What are the Symptoms of Down Syndrome?

  • Decreased or poor muscle tone
  • Short neck, with excess skin at the back of the neck
  • Flattened facial profile and nose
  • Small head, ears, and mouth
  • Upward slanting eyes, often with a skin fold that comes out from the upper eyelid and covers the inner corner of the eye
  • White spots on the colored part of the eye (called Brushfield spots)
  • Wide, short hands with short fingers
  • A single, deep, crease across the palm of the hand
  • A deep groove between the first and second toes
In addition to these symptoms, physical development in children with Down syndrome is often slower than development of children without Down syndrome. It may take children with Down syndrome longer than other children to reach developmental milestones, but they will eventually meet many of these milestones.

Developmental delays and Down Syndrome

Those with Down Syndrome will have development profiles that often suggest mild or moderate intellectual disability. But that said, cognitive development will widely vary from one individual to another. Children with the condition will reach their development milestones, later than other children of their age. They can be things like speech impairments where therapy may be needed to teach the child to talk. Fine motor skills can also be negatively impacted. In general a child with Down Syndrome will;
  • Be at least 11 months when they can sit
  • Be at least 17 months before they learn to crawl
  • Only be able to walk around 26 months
  • Impairments possible in attention span, ability to make judgments and could show impulsive behaviour.
We must also remember however, that these children can grow up to become active and working members of our communities.

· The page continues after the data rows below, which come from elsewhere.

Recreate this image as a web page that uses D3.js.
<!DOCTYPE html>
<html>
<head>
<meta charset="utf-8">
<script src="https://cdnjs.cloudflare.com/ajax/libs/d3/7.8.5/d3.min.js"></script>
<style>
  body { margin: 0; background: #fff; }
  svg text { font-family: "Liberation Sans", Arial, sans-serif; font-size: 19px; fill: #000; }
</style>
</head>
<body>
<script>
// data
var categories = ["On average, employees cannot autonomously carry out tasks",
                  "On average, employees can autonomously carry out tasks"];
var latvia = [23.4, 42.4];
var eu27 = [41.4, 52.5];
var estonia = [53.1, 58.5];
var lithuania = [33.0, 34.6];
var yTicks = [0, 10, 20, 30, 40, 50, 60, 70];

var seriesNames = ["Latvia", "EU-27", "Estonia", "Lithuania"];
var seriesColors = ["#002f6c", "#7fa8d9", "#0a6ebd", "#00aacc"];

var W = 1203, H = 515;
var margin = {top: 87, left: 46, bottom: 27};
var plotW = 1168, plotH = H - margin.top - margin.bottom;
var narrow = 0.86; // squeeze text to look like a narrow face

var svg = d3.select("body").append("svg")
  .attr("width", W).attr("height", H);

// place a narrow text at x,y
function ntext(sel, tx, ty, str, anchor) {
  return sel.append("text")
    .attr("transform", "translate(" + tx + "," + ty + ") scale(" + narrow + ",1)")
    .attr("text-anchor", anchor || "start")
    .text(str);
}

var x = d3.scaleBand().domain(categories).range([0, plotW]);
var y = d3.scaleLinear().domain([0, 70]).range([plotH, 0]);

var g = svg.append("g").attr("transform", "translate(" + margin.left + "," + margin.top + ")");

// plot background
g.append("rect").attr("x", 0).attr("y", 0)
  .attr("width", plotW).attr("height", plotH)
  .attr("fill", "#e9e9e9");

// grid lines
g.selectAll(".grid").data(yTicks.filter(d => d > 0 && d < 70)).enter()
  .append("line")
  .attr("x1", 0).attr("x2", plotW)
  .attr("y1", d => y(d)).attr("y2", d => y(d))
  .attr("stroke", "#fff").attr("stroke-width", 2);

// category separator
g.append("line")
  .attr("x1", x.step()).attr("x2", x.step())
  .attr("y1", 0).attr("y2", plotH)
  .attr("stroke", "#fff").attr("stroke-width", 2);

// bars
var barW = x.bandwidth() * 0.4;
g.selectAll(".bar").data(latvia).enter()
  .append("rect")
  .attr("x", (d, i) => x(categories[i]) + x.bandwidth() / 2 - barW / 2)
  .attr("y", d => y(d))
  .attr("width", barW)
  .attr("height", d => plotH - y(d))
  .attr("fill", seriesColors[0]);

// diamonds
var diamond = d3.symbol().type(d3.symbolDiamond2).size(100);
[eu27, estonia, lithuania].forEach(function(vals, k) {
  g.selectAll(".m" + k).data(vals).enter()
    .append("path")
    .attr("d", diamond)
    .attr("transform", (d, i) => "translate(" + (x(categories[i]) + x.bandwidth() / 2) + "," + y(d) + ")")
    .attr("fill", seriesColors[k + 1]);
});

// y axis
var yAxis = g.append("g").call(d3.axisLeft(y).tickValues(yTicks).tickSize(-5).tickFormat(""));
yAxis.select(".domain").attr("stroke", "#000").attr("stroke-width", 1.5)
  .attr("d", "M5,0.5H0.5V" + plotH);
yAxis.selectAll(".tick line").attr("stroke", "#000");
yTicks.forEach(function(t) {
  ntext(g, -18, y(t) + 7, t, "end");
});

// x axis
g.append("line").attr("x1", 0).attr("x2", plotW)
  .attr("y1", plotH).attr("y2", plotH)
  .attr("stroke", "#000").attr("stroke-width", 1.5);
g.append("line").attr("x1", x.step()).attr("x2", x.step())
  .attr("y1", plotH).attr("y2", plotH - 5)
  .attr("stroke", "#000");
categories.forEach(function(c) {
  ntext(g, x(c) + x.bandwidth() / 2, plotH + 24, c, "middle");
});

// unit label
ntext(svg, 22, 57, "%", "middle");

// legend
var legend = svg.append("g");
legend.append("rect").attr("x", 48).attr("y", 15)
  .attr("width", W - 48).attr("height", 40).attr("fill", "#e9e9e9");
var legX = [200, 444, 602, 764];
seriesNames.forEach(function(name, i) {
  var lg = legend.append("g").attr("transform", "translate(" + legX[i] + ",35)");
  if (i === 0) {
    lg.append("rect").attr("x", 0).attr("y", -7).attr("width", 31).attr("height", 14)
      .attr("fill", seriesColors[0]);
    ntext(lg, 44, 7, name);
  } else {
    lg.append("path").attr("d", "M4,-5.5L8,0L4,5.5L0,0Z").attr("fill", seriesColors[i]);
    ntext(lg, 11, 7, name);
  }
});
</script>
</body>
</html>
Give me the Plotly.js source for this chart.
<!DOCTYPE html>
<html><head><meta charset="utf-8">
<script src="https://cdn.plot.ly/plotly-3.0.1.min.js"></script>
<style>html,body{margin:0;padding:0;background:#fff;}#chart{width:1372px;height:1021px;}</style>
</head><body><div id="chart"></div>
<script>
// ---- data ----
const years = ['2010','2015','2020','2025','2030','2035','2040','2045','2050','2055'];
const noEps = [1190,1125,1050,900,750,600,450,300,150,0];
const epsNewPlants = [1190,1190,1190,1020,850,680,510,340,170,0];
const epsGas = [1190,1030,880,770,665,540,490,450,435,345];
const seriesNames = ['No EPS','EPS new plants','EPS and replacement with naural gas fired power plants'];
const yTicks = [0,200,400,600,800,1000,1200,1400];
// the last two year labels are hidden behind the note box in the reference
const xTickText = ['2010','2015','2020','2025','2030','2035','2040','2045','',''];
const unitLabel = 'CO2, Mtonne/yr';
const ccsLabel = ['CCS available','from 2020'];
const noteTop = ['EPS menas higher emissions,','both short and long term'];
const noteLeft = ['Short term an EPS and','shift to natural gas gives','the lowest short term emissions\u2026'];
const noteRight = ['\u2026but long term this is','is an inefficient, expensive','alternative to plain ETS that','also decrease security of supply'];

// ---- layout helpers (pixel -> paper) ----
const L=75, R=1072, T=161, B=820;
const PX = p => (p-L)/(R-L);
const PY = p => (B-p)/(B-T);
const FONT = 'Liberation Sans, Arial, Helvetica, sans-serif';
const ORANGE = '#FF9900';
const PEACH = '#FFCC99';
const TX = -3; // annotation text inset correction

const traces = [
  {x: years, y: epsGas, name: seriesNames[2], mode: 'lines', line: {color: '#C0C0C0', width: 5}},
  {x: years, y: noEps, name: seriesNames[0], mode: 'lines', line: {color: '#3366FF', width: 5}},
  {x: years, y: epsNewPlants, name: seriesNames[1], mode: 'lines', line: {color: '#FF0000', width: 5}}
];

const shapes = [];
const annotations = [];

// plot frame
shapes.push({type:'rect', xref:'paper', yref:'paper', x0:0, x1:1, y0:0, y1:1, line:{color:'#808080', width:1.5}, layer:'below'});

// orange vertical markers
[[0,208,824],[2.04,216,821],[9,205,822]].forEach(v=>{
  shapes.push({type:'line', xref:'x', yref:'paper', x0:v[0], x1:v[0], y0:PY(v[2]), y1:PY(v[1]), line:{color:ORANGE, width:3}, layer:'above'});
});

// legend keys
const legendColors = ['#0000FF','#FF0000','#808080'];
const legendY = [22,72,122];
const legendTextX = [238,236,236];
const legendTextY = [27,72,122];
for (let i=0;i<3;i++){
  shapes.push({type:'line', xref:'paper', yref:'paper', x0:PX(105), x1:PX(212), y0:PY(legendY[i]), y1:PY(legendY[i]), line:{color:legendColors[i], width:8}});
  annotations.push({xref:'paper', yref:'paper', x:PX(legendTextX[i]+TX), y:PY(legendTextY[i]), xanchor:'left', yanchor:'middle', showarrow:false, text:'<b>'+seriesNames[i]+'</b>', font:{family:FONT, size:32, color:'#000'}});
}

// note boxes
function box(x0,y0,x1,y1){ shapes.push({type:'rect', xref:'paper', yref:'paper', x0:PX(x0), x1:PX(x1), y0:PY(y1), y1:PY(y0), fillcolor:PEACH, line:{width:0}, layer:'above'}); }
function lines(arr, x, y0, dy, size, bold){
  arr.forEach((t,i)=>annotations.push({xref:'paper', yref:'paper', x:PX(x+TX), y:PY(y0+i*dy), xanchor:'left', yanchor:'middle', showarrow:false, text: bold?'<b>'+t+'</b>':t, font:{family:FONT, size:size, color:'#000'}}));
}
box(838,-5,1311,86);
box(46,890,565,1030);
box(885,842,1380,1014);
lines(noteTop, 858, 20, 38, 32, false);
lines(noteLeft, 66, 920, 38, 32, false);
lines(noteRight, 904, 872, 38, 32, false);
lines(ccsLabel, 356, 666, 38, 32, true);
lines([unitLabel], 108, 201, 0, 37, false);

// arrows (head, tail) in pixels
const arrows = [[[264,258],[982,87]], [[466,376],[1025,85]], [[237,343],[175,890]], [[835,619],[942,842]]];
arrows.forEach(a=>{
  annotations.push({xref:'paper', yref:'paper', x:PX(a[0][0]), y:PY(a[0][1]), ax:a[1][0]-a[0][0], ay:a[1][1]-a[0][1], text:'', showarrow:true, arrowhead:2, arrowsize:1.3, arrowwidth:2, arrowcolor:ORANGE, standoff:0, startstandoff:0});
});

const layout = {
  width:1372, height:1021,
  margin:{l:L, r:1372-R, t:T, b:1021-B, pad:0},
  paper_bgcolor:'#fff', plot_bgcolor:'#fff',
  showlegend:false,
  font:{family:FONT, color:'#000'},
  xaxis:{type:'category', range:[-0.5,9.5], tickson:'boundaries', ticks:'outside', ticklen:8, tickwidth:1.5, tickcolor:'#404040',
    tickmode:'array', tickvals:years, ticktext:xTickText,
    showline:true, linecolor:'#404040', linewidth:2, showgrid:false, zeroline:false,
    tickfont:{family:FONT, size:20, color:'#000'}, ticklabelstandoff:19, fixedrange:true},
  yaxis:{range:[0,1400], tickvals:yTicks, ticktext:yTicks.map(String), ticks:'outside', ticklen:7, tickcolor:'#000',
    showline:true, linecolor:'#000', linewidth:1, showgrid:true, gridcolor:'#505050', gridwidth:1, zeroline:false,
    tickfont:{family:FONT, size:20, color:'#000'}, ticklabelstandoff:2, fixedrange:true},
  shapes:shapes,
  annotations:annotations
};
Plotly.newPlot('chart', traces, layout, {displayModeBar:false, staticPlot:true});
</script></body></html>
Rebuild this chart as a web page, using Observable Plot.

Health Problems and Down Syndrome

Sometimes, there can also be general health issues that can affect any part of the body in conjunction with Down Syndrome. In such situations we say that people with Down Syndrome are more susceptible to the following conditions;
  • At least half of people diagnosed with Down Syndrome also have a congenital heart defect
  • Respiratory issues
  • Hearing impairments
  • Alzheimer’s Disease
  • Childhood Leukemia
  • Epilepsy
  • Thyroid issues

Looking After a Child with Down Syndrome

If you are going to be looking after or providing care for a child with Down Syndrome, you need to have the right qualifications to do so. The job is a very sensitive one and if you do not know the right methods, you could be putting that child in the way of harm. You will definitely need to know the medical details of how to care for them and what you should do during an emergency be it medical or behavioural. In addition to this you should also be able to cultivate within you, a sense of patience, compassion and empathy. Don’t mistake empathy for sympathy. What they need would be your respect and understanding and the willingness to receive the same treatment as you would offer to any other child.

Is There Any Treatment or Down Syndrome?

There is unfortunately, no treatment for Down Syndrome. However there is hope as many organisations around the world are working day and night to make the world a better and more accepting place to the individuals affected by this debilitating condition. People with the disorder will receive health care just like others receive them for the various conditions that they have in conjunction with the disorder. Early intervention can help individuals maximise their potential and will prepare them to take on an active societal role.